Corporate governance and shareholders
Following the latest issue, KebNi has acquired a clear main owner in the form of Jan Robert Pärsson.
The Chairman of the Board is David Svenn, born in 1983. Svenn has been the chairman and a director since June 19, 2018. David Svenn is a lawyer and former CEO of ASTG AB. He is independent in relation to the company and owns 94,000 shares in KebNi.
Other well-known directors are Jonas Eklind, better known as CEO of Azelio (First North, market capitalization SEK 6,200 million) and Jan Wäreby, former sales manager at Ericsson.
Torbjorn Saxmo took over as CEO on February 9, 2020. Saxmo was previously Head of Marketing & Sales Business Unit Missile Systems at Saab Bofors Dynamics AB in Karlskoga, Sweden.
Things worth bearing in mind
Earnout for Satmission AB
Upon the acquisition of Satmission AB on May 12, 2020, the parties agreed on a price of 2.5 million ASTG Class B shares, valued at approximately SEK 5.5 million. An agreement was also reached on a 3-year earnout model based on Satmission AB’s performance. Payment is based on annual sales, with an accumulated minimum payment of SEK 4.59 million after 3 years. There is no agreed ceiling. ASTG has the right to defer payment until February 2022 for the first years.

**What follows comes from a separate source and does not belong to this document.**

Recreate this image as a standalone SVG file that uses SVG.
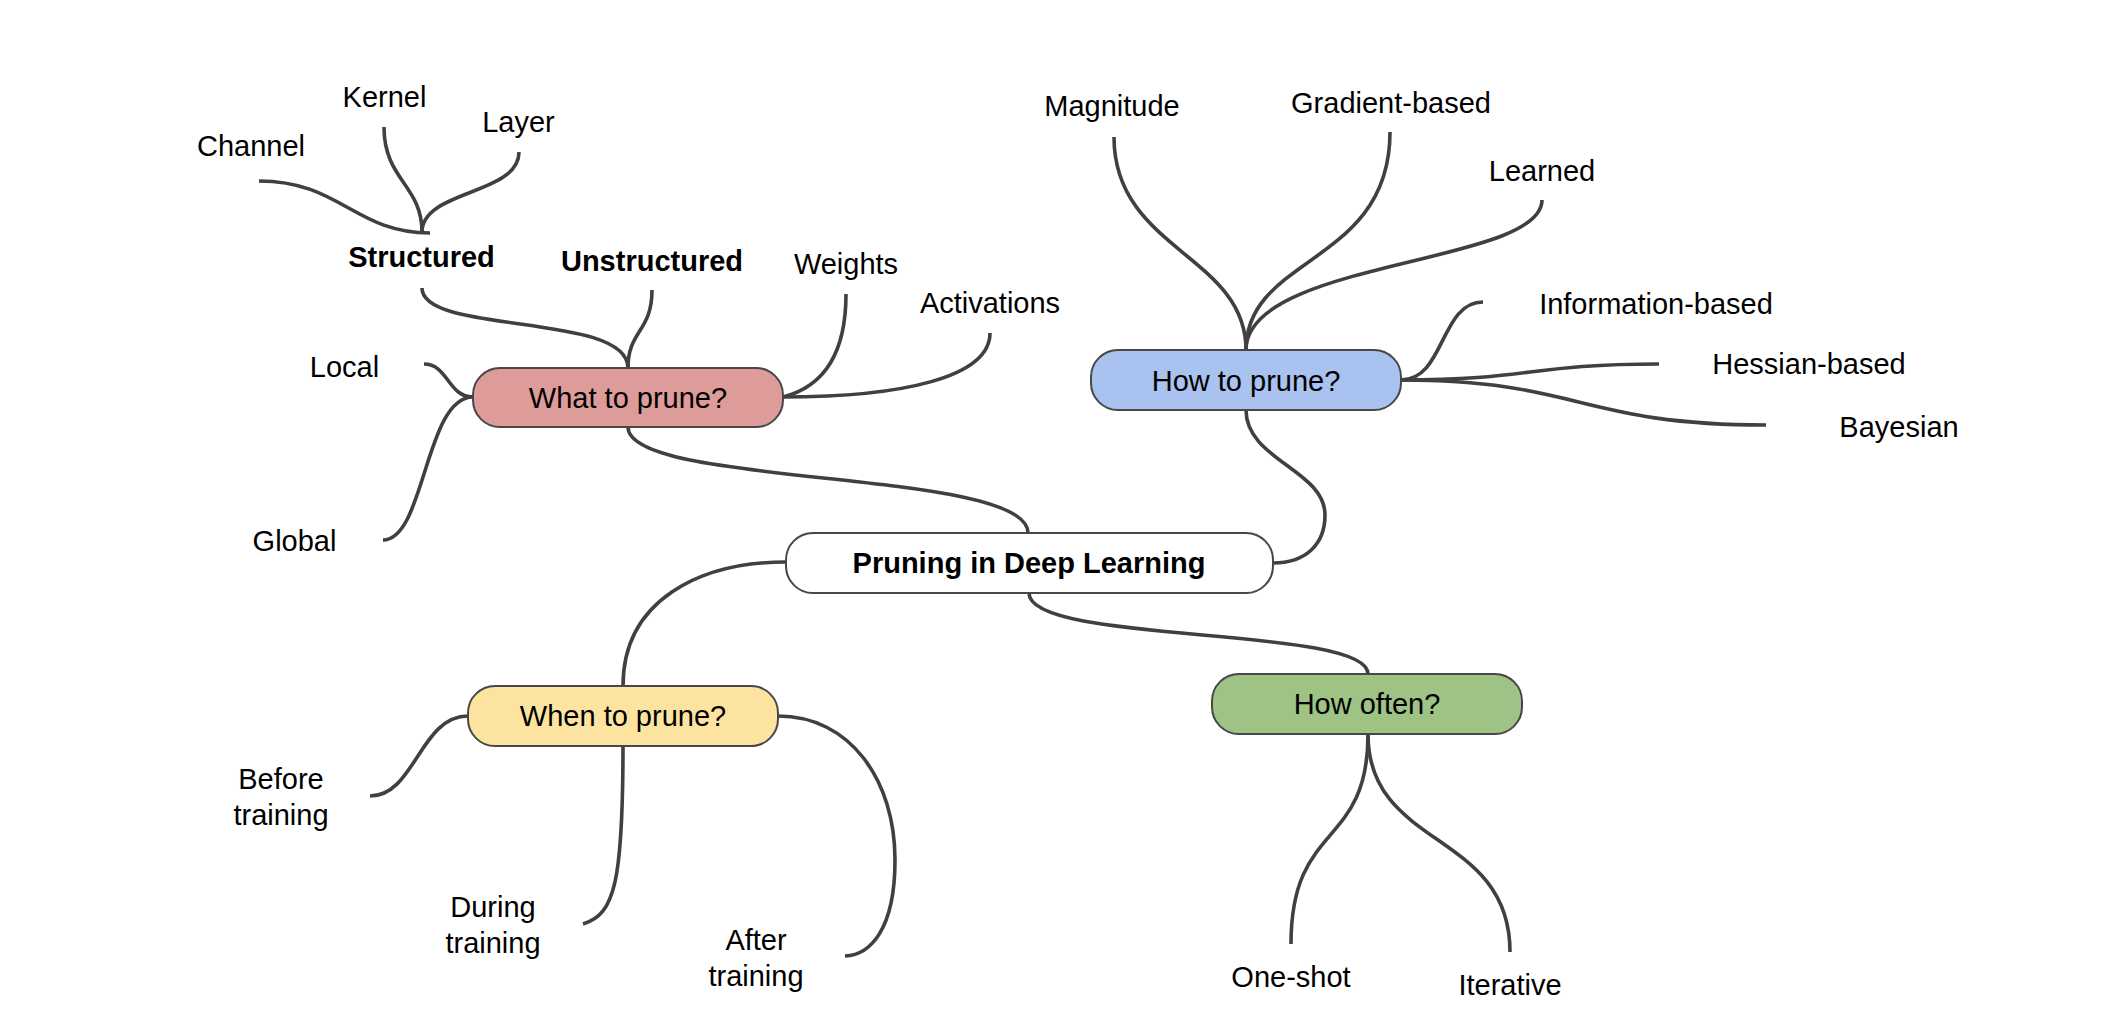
<svg xmlns="http://www.w3.org/2000/svg" width="2108" height="1028" viewBox="0 0 2108 1028">
<style>
.bg{fill:#ffffff}
.conn path{fill:none;stroke:#404040;stroke-width:3.6;stroke-linecap:butt}
.node rect{stroke:#474747;stroke-width:2}
text{font-family:"Liberation Sans",Arial,sans-serif;font-size:29px;fill:#000;text-anchor:middle}
.b{font-weight:bold}
</style>
<rect class="bg" x="0" y="0" width="2108" height="1028"/>
<g id="connectors" class="conn">
<path d="M1028,533 C1028,468 628,488 628,427"/>
<path d="M1273,563 C1305,563 1325,545 1325,515 C1325,470 1246,460 1246,410"/>
<path d="M786,562 C700,562 623,600 623,686"/>
<path d="M1029,593 C1029,645 1368,625 1368,674"/>
<path d="M628,368 C628,312 422,335 422,288"/>
<path d="M628,368 C628,330 652,332 652,290"/>
<path d="M783,397 C830,385 846,345 846,294"/>
<path d="M783,397 C900,397 990,378 990,333"/>
<path d="M473,397 C448,397 448,364 424,364"/>
<path d="M473,397 C425,397 425,540 383,540"/>
<path d="M430,233 C355,233 340,181 259,181"/>
<path d="M422,232 C422,185 384,180 384,127"/>
<path d="M422,232 C422,190 519,195 519,152"/>
<path d="M1246,350 C1246,255 1114,250 1114,137"/>
<path d="M1246,350 C1246,255 1390,265 1390,132"/>
<path d="M1246,350 C1246,260 1542,265 1542,200"/>
<path d="M1401,380 C1445,380 1440,302 1483,302"/>
<path d="M1401,380 C1530,380 1530,364 1659,364"/>
<path d="M1401,380 C1580,380 1580,425 1766,425"/>
<path d="M1368,734 C1368,850 1291,820 1291,944"/>
<path d="M1368,734 C1368,850 1510,830 1510,952"/>
<path d="M468,716 C420,716 415,796 370,796"/>
<path d="M623,746 C623,880 615,915 583,924"/>
<path d="M778,716 C850,716 895,780 895,860 C895,930 870,955 845,956"/>
</g>
<g id="central" class="node"><rect x="786" y="533" width="487" height="60" rx="27" fill="#ffffff"/><text class="b" x="1029" y="573">Pruning in Deep Learning</text></g>
<g id="what" class="node"><rect x="473" y="368" width="310" height="59" rx="27" fill="#dd9c9a"/><text x="628" y="408">What to prune?</text></g>
<g id="how" class="node"><rect x="1091" y="350" width="310" height="60" rx="27" fill="#a9c2ef"/><text x="1246" y="391">How to prune?</text></g>
<g id="often" class="node"><rect x="1212" y="674" width="310" height="60" rx="27" fill="#9ec385"/><text x="1367" y="714">How often?</text></g>
<g id="when" class="node"><rect x="468" y="686" width="310" height="60" rx="27" fill="#fce4a0"/><text x="623" y="726">When to prune?</text></g>
<g id="channel"><text x="251" y="156">Channel</text></g>
<g id="kernel"><text x="384.5" y="107">Kernel</text></g>
<g id="layer"><text x="518.5" y="132">Layer</text></g>
<g id="structured"><text class="b" x="421.5" y="267">Structured</text></g>
<g id="unstructured"><text class="b" x="652" y="271">Unstructured</text></g>
<g id="weights"><text x="846" y="274">Weights</text></g>
<g id="activations"><text x="990" y="313">Activations</text></g>
<g id="local"><text x="344.5" y="377">Local</text></g>
<g id="global"><text x="294.5" y="551">Global</text></g>
<g id="magnitude"><text x="1112" y="116">Magnitude</text></g>
<g id="gradient"><text x="1391" y="113">Gradient-based</text></g>
<g id="learned"><text x="1542" y="181">Learned</text></g>
<g id="information"><text x="1656" y="314">Information-based</text></g>
<g id="hessian"><text x="1809" y="374">Hessian-based</text></g>
<g id="bayesian"><text x="1899" y="437">Bayesian</text></g>
<g id="oneshot"><text x="1291" y="987">One-shot</text></g>
<g id="iterative"><text x="1510" y="995">Iterative</text></g>
<g id="before"><text x="281" y="789">Before</text><text x="281" y="825">training</text></g>
<g id="during"><text x="493" y="917">During</text><text x="493" y="953">training</text></g>
<g id="after"><text x="756" y="950">After</text><text x="756" y="986">training</text></g>
</svg>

Conditional shareholder contribution
In 2015, KebNi received a total of SEK 10 million in conditional shareholder contribution. The contribution is conditional on repayment as soon as the company has unrestricted equity that allows repayment and this is not in conflict with the Swedish Companies Act. The condition of repayment of the contribution has not been set in relation to the company, but only in relation to other shareholders. This means that only the general meeting can decide on repayment of the conditional shareholder contribution, and such repayment must also follow the same rules in the Swedish Companies Act that apply to dividends. Should the general meeting decide on repayment of the conditional contribution, this will be repaid to the contributors. KebNi currently has no plans to repay the shareholder contribution.